§ **Data for this task**:

= = =

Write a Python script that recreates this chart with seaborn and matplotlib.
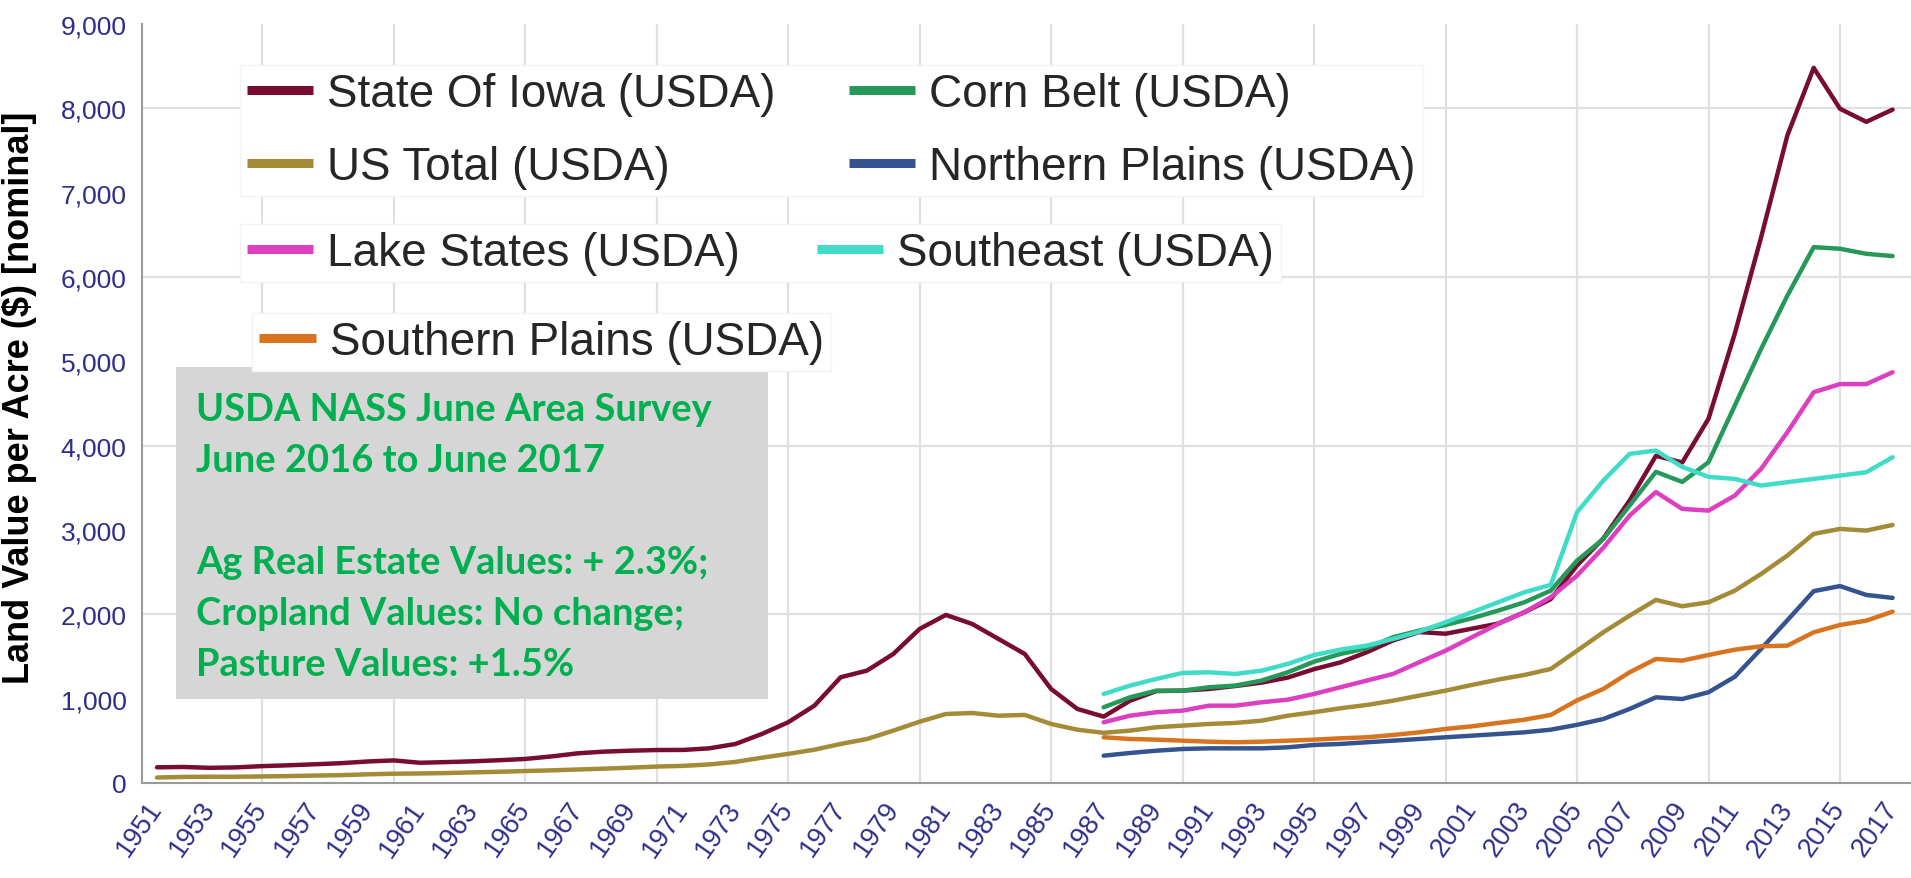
import matplotlib
matplotlib.use("Agg")
import matplotlib.pyplot as plt
from matplotlib.patches import Rectangle
from matplotlib.ticker import FixedLocator, FuncFormatter
import pandas as pd
import seaborn as sns

# ------------------------------
# Data
# ------------------------------
years_long = list(range(1951, 2018))
years_short = list(range(1987, 2018))

iowa = [186, 190, 180, 185, 200, 210, 222, 235, 255, 268,
        240, 248, 257, 270, 285, 315, 352, 372, 383, 391,
        392, 411, 463, 581, 720, 917, 1254, 1333, 1530, 1827,
        1993, 1886, 1708, 1530, 1115, 878, 787, 975, 1090, 1095,
        1115, 1150, 1190, 1250, 1350, 1430, 1550, 1690, 1790, 1770,
        1830, 1890, 2025, 2180, 2580, 2900, 3350, 3880, 3800, 4320,
        5330, 6470, 7680, 8480, 7995, 7840, 7985]

us_total = [65, 72, 74, 74, 78, 82, 88, 93, 103, 110,
            113, 118, 126, 133, 142, 150, 160, 170, 182, 195,
            203, 220, 250, 300, 345, 395, 463, 522, 621, 727,
            818, 830, 798, 807, 700, 632, 595, 621, 661, 680,
            700, 712, 739, 798, 839, 886, 925, 976, 1036, 1095,
            1163, 1226, 1281, 1352, 1569, 1787, 1985, 2171, 2096, 2143,
            2281, 2479, 2697, 2954, 3013, 2993, 3060]

corn_belt = [898, 1016, 1095, 1095, 1135, 1155, 1214, 1313, 1439, 1530,
             1597, 1728, 1807, 1874, 1953, 2044, 2143, 2281, 2637, 2894,
             3290, 3690, 3570, 3804, 4476, 5148, 5780, 6354, 6335, 6275,
             6248]

northern_plains = [324, 356, 383, 403, 411, 411, 411, 423, 451, 463,
                   483, 502, 522, 542, 561, 581, 601, 632, 690, 759,
                   878, 1016, 996, 1076, 1260, 1590, 1930, 2275, 2335, 2230,
                   2195]

lake_states = [720, 798, 839, 858, 917, 917, 957, 988, 1056, 1135,
               1214, 1293, 1432, 1569, 1728, 1886, 2025, 2203, 2459, 2790,
               3171, 3450, 3250, 3230, 3408, 3725, 4160, 4634, 4730, 4730,
               4871]

southeast = [1056, 1155, 1234, 1305, 1313, 1293, 1332, 1412, 1518, 1581,
             1629, 1708, 1795, 1906, 2025, 2143, 2262, 2349, 3211, 3586,
             3903, 3942, 3748, 3630, 3606, 3527, 3567, 3606, 3645, 3685,
             3863]

southern_plains = [542, 522, 514, 502, 490, 483, 490, 502, 514, 530,
                   542, 569, 601, 641, 672, 712, 751, 807, 980, 1115,
                   1313, 1471, 1451, 1518, 1581, 1621, 1629, 1787, 1874, 1925,
                   2032]

series_names = ["State Of Iowa (USDA)", "Corn Belt (USDA)", "US Total (USDA)",
                "Northern Plains (USDA)", "Lake States (USDA)", "Southeast (USDA)",
                "Southern Plains (USDA)"]
series_colors = ["#780c32", "#26995a", "#a38b38", "#35548f", "#dc3fc0",
                 "#40dcc8", "#d8731f"]

x_tick_years = list(range(1951, 2018, 2))
y_ticks = list(range(0, 9001, 1000))
x_grid_years = list(range(1955, 2016, 5))
y_grid_values = [2000, 4000, 6000, 8000]

note_lines = ["USDA NASS June Area Survey", "June 2016 to June 2017", "",
              "Ag Real Estate Values: + 2.3%;", "Cropland Values: No change;",
              "Pasture Values: +1.5%"]

# ------------------------------
# Long-form table
# ------------------------------
parts = [
    ("State Of Iowa (USDA)", years_long, iowa),
    ("US Total (USDA)", years_long, us_total),
    ("Corn Belt (USDA)", years_short, corn_belt),
    ("Northern Plains (USDA)", years_short, northern_plains),
    ("Lake States (USDA)", years_short, lake_states),
    ("Southeast (USDA)", years_short, southeast),
    ("Southern Plains (USDA)", years_short, southern_plains),
]
df = pd.concat([pd.DataFrame({"year": yrs, "value": vals, "series": name})
                for name, yrs, vals in parts], ignore_index=True)

sns.set_style("white")
plt.rcParams["font.family"] = ["Liberation Sans", "DejaVu Sans"]

W, H = 1911, 879
fig = plt.figure(figsize=(W / 100, H / 100), dpi=100)
ax = fig.add_axes([142 / W, 1 - 784 / H, 1 - 142 / W, (784 - 25) / H])

sns.lineplot(data=df, x="year", y="value", hue="series", hue_order=series_names,
             palette=series_colors, linewidth=3.2, ax=ax)
handles, labels = ax.get_legend_handles_labels()
ax.get_legend().remove()
lookup = dict(zip(labels, handles))

# axes, ticks, grid
ax.set_xlim(1950.43, 2017.7)
ax.set_ylim(0, 9000)
ax.set_xticks(x_tick_years)
ax.set_xticklabels([str(y) for y in x_tick_years], rotation=55, ha="right",
                   va="center", rotation_mode="anchor")
ax.set_yticks(y_ticks)
ax.yaxis.set_major_formatter(FuncFormatter(lambda v, p: f"{int(v):,}"))
ax.xaxis.set_minor_locator(FixedLocator(x_grid_years))
ax.yaxis.set_minor_locator(FixedLocator(y_grid_values))
ax.xaxis.remove_overlapping_locs = False
ax.yaxis.remove_overlapping_locs = False
ax.grid(which="major", visible=False)
ax.grid(which="minor", color="#e0e0e0", linewidth=1.6)
ax.set_axisbelow(True)
ax.tick_params(which="minor", length=0)
ax.tick_params(which="major", color="#9a9a9a", labelcolor="#2e2e8c", width=1.5)
ax.tick_params(axis="x", labelsize=19.5, length=6, pad=9)
ax.tick_params(axis="y", labelsize=19, length=5, pad=6)
sns.despine(ax=ax)
for s in ["left", "bottom"]:
    ax.spines[s].set_color("#9a9a9a")
    ax.spines[s].set_linewidth(1.5)

ax.set_xlabel("")
ax.set_ylabel("Land Value per Acre ($) [nominal]", fontsize=26,
              fontweight="bold", color="black")
ax.yaxis.set_label_coords(-0.0594, 0.5086)

# ------------------------------
# Legend rows (white boxes over the grid)
# ------------------------------
def add_legend(names, ncol, left, top, colsp, hlen=1.44):
    leg = fig.legend([lookup[n] for n in names], names, loc="upper left",
                     bbox_to_anchor=(left / W, 1 - top / H), ncol=ncol,
                     fontsize=33, frameon=True, facecolor="white",
                     edgecolor="#f2f2f2", framealpha=1, fancybox=False,
                     borderpad=0.15, borderaxespad=0, handlelength=hlen,
                     handletextpad=0.3, columnspacing=colsp, labelspacing=0.64)
    for h in leg.legend_handles:
        h.set_linewidth(6.5)
        h.set_solid_capstyle("butt")
    return leg

add_legend(["State Of Iowa (USDA)", "US Total (USDA)",
            "Corn Belt (USDA)", "Northern Plains (USDA)"], 2, 240, 66, 1.62)
add_legend(["Lake States (USDA)", "Southeast (USDA)"], 2, 240, 225, 1.7)
add_legend(["Southern Plains (USDA)"], 1, 252, 314, 1.0, hlen=1.25)

# ------------------------------
# Grey note box
# ------------------------------
fig.add_artist(Rectangle((176 / W, 1 - 700 / H), (768 - 176) / W, (700 - 368) / H,
                         transform=fig.transFigure, facecolor="#d6d6d6",
                         edgecolor="none", zorder=1))
for i, line in enumerate(note_lines):
    if line:
        fig.text(196 / W, 1 - (410 + i * 51) / H, line, ha="left", va="center",
                 family=["Lato", "DejaVu Sans"], fontweight="bold", fontsize=27.4,
                 color="#00b050", zorder=2)

fig.savefig("out.png", dpi=100)
plt.close(fig)
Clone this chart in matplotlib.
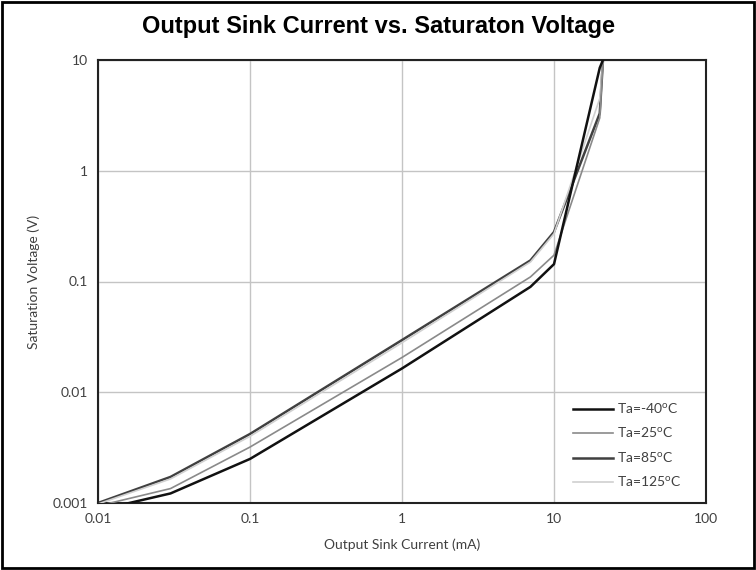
import matplotlib
matplotlib.use("Agg")
import matplotlib.pyplot as plt
import matplotlib.patches as patches

# data (current in mA, voltage in V)
i_m40 = [0.01, 0.03, 0.1, 1, 7, 10, 20, 21]
v_m40 = [0.00086, 0.00122, 0.0025, 0.0164, 0.0895, 0.1435, 8.5, 10]
i_25 = [0.01, 0.03, 0.1, 1, 7, 10, 20, 21]
v_25 = [0.00094, 0.00135, 0.0032, 0.0206, 0.110, 0.173, 3.0, 10]
i_85 = [0.01, 0.03, 0.1, 1, 7, 10, 20, 21]
v_85 = [0.001, 0.00172, 0.0042, 0.0296, 0.155, 0.28, 3.3, 10]
i_125 = [0.01, 0.03, 0.1, 1, 7, 10, 20, 21]
v_125 = [0.00098, 0.00165, 0.0040, 0.028, 0.150, 0.27, 4.5, 10]

labels = ['Ta=-40$^{\\mathregular{o}}$C', 'Ta=25$^{\\mathregular{o}}$C',
          'Ta=85$^{\\mathregular{o}}$C', 'Ta=125$^{\\mathregular{o}}$C']
xticks = [0.01, 0.1, 1, 10, 100]
xticklabels = ['0.01', '0.1', '1', '10', '100']
yticks = [0.001, 0.01, 0.1, 1, 10]
yticklabels = ['0.001', '0.01', '0.1', '1', '10']

plt.rcParams['font.family'] = ['Lato', 'DejaVu Sans']

fig = plt.figure(figsize=(7.56, 5.70), dpi=100)
ax = fig.add_axes([98 / 756, 1 - 503 / 570, 608 / 756, 443 / 570])

ax.plot(i_125, v_125, color='#d0d0d0', lw=1.2, label=labels[3], zorder=3)
ax.plot(i_85, v_85, color='#404040', lw=1.8, label=labels[2], zorder=2)
ax.plot(i_25, v_25, color='#8a8a8a', lw=1.2, label=labels[1], zorder=3)
ax.plot(i_m40, v_m40, color='#111111', lw=1.8, label=labels[0], zorder=3)

ax.set_xscale('log')
ax.set_yscale('log')
ax.set_xlim(0.01, 100)
ax.set_ylim(0.001, 10)
ax.set_xticks(xticks)
ax.set_xticklabels(xticklabels)
ax.set_yticks(yticks)
ax.set_yticklabels(yticklabels)
ax.minorticks_off()
ax.tick_params(length=0, labelsize=10, labelcolor='#404040', pad=7)
ax.grid(True, color='#c4c4c4', lw=1)
ax.set_axisbelow(True)
for s in ax.spines.values():
    s.set_color('#222222')
    s.set_linewidth(1.5)

ax.set_xlabel('Output Sink Current (mA)', fontsize=10, color='#404040', labelpad=10)
ax.set_ylabel('Saturation Voltage (V)', fontsize=10, color='#404040', labelpad=9)

h, l = ax.get_legend_handles_labels()
order = [3, 2, 1, 0]
leg = fig.legend([h[k] for k in order], [l[k] for k in order], loc='upper left',
                 bbox_to_anchor=(573 / 756, 1 - 401 / 570), frameon=False,
                 fontsize=10, borderpad=0, borderaxespad=0,
                 handlelength=2.9, handletextpad=0.3, labelspacing=0.7)
for t in leg.get_texts():
    t.set_color('#404040')

fig.text(0.5, 1 - 27 / 570, 'Output Sink Current vs. Saturaton Voltage',
         ha='center', va='center', fontsize=17, fontweight='bold',
         family='Liberation Sans')

# border round the whole picture
fig.patches.append(patches.Rectangle((0.002, 0.003), 0.995, 0.994, fill=False,
                                     lw=2, edgecolor='black',
                                     transform=fig.transFigure))

fig.savefig('out.png', dpi=100)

= = =

§ **Task directions**:
The lines from the start of the data through the line that contains "5330, 6470, 7680, 8480, 7995, 7840, 7985]" are to be returned exactly, please, with both ends included and every picture left out.

§ **Full output**:
Write a Python script that recreates this chart with seaborn and matplotlib.
import matplotlib
matplotlib.use("Agg")
import matplotlib.pyplot as plt
from matplotlib.patches import Rectangle
from matplotlib.ticker import FixedLocator, FuncFormatter
import pandas as pd
import seaborn as sns

# ------------------------------
# Data
# ------------------------------
years_long = list(range(1951, 2018))
years_short = list(range(1987, 2018))

iowa = [186, 190, 180, 185, 200, 210, 222, 235, 255, 268,
        240, 248, 257, 270, 285, 315, 352, 372, 383, 391,
        392, 411, 463, 581, 720, 917, 1254, 1333, 1530, 1827,
        1993, 1886, 1708, 1530, 1115, 878, 787, 975, 1090, 1095,
        1115, 1150, 1190, 1250, 1350, 1430, 1550, 1690, 1790, 1770,
        1830, 1890, 2025, 2180, 2580, 2900, 3350, 3880, 3800, 4320,
        5330, 6470, 7680, 8480, 7995, 7840, 7985]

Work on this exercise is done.